• _Data segment_:

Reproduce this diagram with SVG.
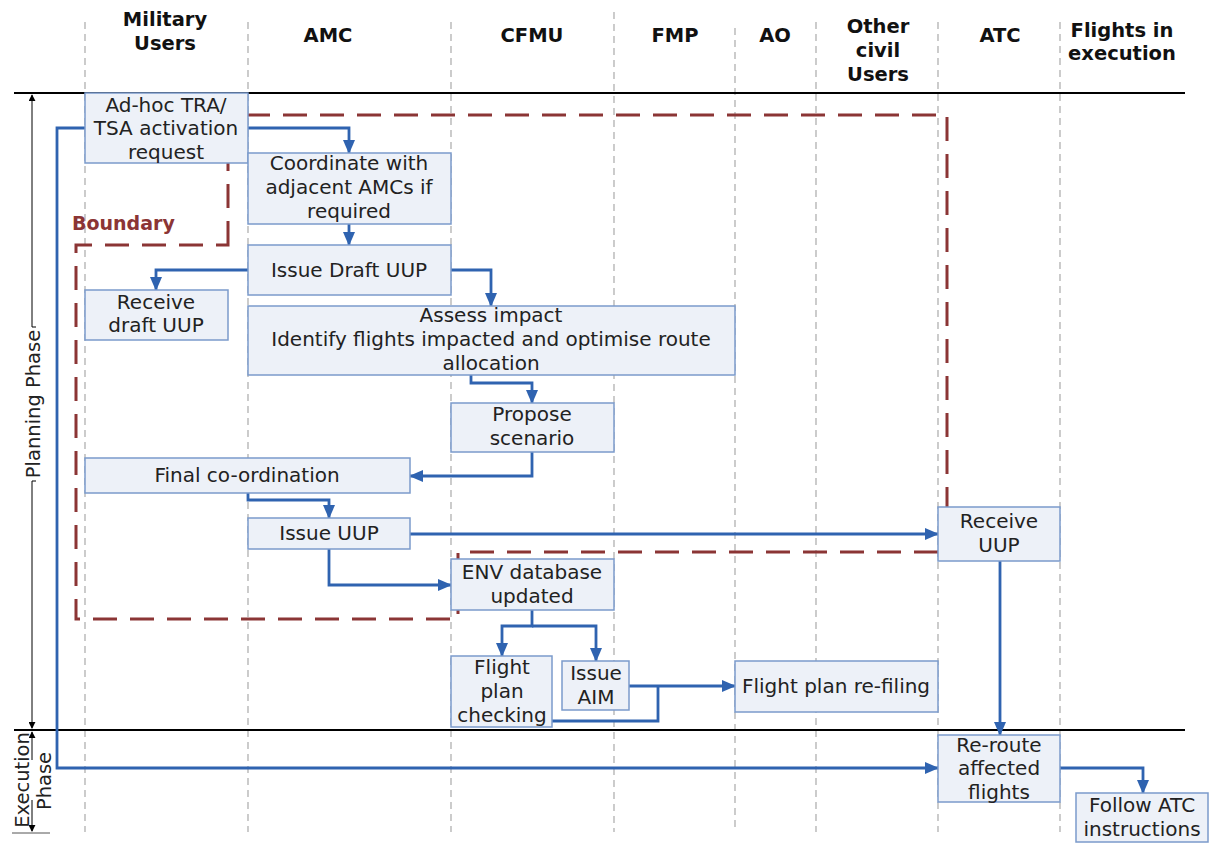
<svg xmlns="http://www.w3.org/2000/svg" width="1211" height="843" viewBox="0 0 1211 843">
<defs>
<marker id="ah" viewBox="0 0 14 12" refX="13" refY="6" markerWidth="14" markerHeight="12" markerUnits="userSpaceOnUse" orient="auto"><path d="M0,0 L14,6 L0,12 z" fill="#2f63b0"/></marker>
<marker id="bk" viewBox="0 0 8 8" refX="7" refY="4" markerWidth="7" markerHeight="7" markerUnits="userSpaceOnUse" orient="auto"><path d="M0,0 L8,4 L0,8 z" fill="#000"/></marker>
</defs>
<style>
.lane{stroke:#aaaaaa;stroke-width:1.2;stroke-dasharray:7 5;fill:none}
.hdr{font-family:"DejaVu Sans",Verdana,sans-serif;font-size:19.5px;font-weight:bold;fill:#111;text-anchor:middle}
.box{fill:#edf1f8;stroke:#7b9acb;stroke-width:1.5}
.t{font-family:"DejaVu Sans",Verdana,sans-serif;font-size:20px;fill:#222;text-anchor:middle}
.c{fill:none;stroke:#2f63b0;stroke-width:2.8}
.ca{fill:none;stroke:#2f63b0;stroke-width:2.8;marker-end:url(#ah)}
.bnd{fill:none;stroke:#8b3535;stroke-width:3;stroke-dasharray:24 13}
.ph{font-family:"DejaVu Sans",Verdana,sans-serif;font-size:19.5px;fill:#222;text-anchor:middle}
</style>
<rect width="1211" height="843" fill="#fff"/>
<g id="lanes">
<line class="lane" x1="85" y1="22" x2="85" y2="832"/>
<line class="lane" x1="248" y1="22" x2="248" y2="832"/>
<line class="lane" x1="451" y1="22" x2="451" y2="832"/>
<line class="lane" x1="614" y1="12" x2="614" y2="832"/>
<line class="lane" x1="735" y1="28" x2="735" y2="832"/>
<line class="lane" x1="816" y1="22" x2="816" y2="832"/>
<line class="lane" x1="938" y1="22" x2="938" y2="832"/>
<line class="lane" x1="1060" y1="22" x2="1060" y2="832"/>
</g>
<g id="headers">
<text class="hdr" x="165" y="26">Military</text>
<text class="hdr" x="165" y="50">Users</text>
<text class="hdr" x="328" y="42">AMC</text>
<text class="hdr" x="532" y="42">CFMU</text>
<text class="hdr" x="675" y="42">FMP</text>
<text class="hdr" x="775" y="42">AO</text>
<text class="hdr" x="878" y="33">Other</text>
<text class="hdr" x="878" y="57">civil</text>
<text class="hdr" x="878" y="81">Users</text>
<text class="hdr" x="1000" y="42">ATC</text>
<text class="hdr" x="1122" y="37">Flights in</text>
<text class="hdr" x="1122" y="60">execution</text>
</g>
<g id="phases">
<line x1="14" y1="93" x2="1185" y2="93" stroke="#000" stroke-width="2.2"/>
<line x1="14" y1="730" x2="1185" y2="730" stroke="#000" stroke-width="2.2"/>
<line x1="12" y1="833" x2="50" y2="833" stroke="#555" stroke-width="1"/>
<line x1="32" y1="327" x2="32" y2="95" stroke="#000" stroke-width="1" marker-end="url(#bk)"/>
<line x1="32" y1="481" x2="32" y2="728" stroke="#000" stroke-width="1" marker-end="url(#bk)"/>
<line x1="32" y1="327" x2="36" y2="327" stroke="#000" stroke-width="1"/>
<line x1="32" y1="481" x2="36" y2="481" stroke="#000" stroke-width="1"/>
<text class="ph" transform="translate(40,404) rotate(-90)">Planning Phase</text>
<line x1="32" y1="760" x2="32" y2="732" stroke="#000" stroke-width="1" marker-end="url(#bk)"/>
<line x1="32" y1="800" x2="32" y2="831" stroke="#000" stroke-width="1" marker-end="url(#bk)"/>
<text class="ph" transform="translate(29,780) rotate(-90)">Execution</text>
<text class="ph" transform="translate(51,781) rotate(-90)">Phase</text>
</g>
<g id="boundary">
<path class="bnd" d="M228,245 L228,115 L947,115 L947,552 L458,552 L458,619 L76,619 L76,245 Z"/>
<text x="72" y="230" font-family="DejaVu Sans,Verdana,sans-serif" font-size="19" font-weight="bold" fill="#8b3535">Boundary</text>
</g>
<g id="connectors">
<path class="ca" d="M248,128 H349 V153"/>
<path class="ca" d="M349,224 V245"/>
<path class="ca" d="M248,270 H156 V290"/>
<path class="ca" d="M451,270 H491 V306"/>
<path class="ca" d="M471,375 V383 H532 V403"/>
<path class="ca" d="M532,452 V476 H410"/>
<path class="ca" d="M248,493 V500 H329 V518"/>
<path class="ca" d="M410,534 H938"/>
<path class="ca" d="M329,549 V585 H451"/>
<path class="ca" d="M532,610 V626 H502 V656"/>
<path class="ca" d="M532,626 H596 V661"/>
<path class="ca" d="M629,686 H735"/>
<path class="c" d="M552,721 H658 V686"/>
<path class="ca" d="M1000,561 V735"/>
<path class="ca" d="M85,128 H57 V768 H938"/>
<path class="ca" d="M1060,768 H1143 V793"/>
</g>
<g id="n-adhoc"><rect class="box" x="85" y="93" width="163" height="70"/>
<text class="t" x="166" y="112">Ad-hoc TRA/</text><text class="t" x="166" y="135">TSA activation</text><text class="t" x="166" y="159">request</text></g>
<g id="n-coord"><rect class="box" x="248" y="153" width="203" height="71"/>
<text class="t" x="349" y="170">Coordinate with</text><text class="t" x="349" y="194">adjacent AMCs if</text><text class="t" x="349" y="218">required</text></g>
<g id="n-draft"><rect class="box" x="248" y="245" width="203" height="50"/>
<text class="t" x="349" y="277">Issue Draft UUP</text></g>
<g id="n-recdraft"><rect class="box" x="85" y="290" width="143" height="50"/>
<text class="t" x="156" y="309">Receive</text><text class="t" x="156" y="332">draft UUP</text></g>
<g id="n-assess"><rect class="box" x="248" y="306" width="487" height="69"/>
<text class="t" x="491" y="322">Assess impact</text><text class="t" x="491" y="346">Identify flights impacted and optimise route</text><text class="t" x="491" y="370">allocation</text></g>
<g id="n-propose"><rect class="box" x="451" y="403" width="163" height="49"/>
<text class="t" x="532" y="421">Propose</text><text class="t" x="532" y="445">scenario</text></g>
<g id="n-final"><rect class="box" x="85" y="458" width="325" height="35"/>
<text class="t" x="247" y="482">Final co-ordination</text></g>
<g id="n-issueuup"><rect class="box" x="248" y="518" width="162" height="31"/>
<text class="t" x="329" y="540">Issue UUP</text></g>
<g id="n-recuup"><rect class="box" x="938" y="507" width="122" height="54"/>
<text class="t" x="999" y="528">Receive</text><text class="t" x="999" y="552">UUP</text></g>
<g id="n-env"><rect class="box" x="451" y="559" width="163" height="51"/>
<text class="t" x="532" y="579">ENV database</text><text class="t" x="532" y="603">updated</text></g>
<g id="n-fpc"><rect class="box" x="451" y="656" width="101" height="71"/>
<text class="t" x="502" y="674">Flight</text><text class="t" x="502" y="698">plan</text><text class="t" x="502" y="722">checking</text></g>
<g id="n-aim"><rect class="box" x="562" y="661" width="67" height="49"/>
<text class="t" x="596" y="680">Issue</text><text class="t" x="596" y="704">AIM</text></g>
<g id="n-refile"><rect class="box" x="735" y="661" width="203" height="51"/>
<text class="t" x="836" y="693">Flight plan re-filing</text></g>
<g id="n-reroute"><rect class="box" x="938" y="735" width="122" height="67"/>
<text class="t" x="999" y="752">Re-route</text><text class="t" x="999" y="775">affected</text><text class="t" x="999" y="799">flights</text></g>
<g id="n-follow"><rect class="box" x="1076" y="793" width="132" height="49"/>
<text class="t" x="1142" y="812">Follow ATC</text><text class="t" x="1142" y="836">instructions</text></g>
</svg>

• _Brief_:
Count the lines in the material above where the string "with" appears, then state only that count.

• _Answer to this exercise_:
2